Poverty focus: Empowering mothers of street children

street children
© Elena Odareeva

Emily Malcolm from Toybox argues that empowering mothers of street children through business has important ripple effects to change the future for generations to come in this fascinating poverty focus

Not only has COVID-19 been a global health pandemic, but it has increased inequalities and hit the poorest the hardest. By the end of 2020, it’s estimated 12,000 people in the global south could die daily from hunger linked to COVID-19. Street children and families are among some of the poorest and most vulnerable, and at high risk of being one of those statistics that represent a life.

We need to do something, and we need to do it now.

At Toybox, we’ve seen first-hand how sustainable support to caregivers of street children can provide children with basic needs like shelter, water, food and education.
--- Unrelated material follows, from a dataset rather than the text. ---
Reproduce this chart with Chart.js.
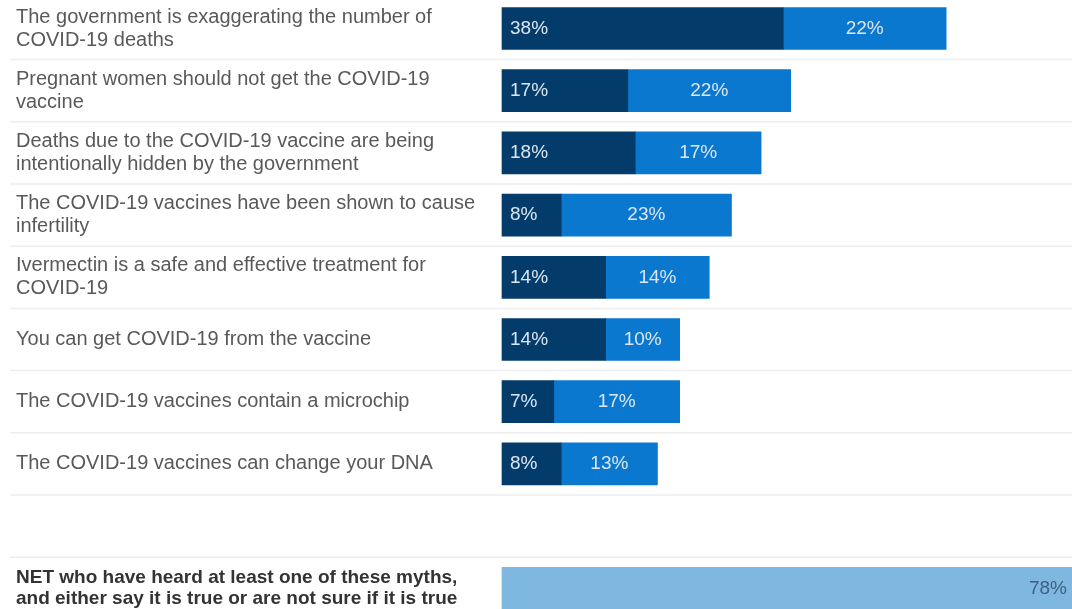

A child on the street usually has a caregiver that could support that child, but they are living in abject poverty. These families are living hand-to-mouth and mostly work in quarries or dumpsites, where they earn a living sifting through waste in search of items that can be swapped or sold.

How to empower the guardians of street children?

We’ve been running community-led savings groups in Kenya and Sierra Leone over the last few years where groups of caregivers in slum settlements, mostly mothers, have united to improve their financial stability through saving money to set up and run joint and individual businesses. Savings from these groups are then used to support the costs of sending children to school (uniforms, textbooks etc.).

Group members also set up a social fund, which can be used if they or their children fall ill and they need to access money for medical support quickly.

In Nairobi between April 2018 and March 2019, Toybox partner Pendekezo Letu (PKL) trained and established 10 savings groups with an average of 15 members in each. Members were able to increase their income from an average of 2,000 Kenyan shillings (£15) to 12,000 (£90) per month, enabling them to provide more for their families and put some savings back into boosting their income-generating activities.

Of the saving group members, 62 set up a business, 38 previously working in dangerous places found alternative employment, and 18 continued working in hazardous work (such as dumpsites and quarries) but improved their lives with better houses, a more balanced diet, and increased savings. Children with parents in the savings groups reported having two to three meals daily, new clothes and some moved into bigger houses within the same slum settlements.

100% of the members’ children remained in school throughout the project period and were supported with meals and school materials.

Angela, who became a mother as a teenager, was abused, and as a result, found herself HIV positive. She joined a savings group in the slum where she obtained some capital to set up and run a small grocery store to support her family’s basic needs, including rent and healthy meals.

“I didn’t go to school; I lived without shoes and a good dress until I was 14. I and my children can now wear good shoes and dresses. PKL has changed my life,” says Angela.

In another savings group, a group of women went one step further to support their children by forming a support network of mothers of children living with a disability: The Visionary Mothers. They used seed capital to buy catering utensils and equipment and started a group catering business selling tea and snacks for small gatherings and in-house parties.

With this financial support, the group was able to fund an occupational therapy centre where children (0-10yrs) receive support. The centre was initially supported by special needs professionals, but when they pulled out, The Visionary Mothers started managing the centre directly with an occupational therapist to ensure their children continued to receive the support they needed, including proper medical care.

Toybox’s partner in Kenya has trained community members who have led saving groups, to be trainers so they can transfer this knowledge and practice wider in the communities. This has led to the formation of more savings groups, which is a testimony of how the community see this approach as improving their lives in a sustainable way.

COVID-19 hit the poorest the hardest

One of the biggest challenges with the lockdowns and curfews across the world has been for those who struggle day-to-day to obtain a meagre income to simply feed themselves; suddenly they were unable to find work or allowed to sell to others. With no work, they could not eat.

11-year-old Sahana, a girl who lives in a slum in Delhi said: “I don’t know if we will die of COVID-19, but if things keep getting worse, we will starve.”

The pandemic has meant those already struggling have become even more desperate. But we do see glimmers of hope.

Despite the UN’s World Food Programme (WFP) telling us that Sierra Leone is one of the 27 countries now facing crisis-levels of hunger, some mothers in the savings groups have used the loans from the group to support their children to be tutored during the school closures. Even at this desperate time, parents are thinking of their children’s futures and ensuring they aren’t left behind.

With the proven success of this approach pre-COVID-19, we know it will be critical in building household savings again to enable vulnerable children to access education once schools are running again and meet other critical needs. We believe that economic empowerment, particularly among female caregivers is key to tackling this hunger crisis and to give a future to children and families who depend on the street.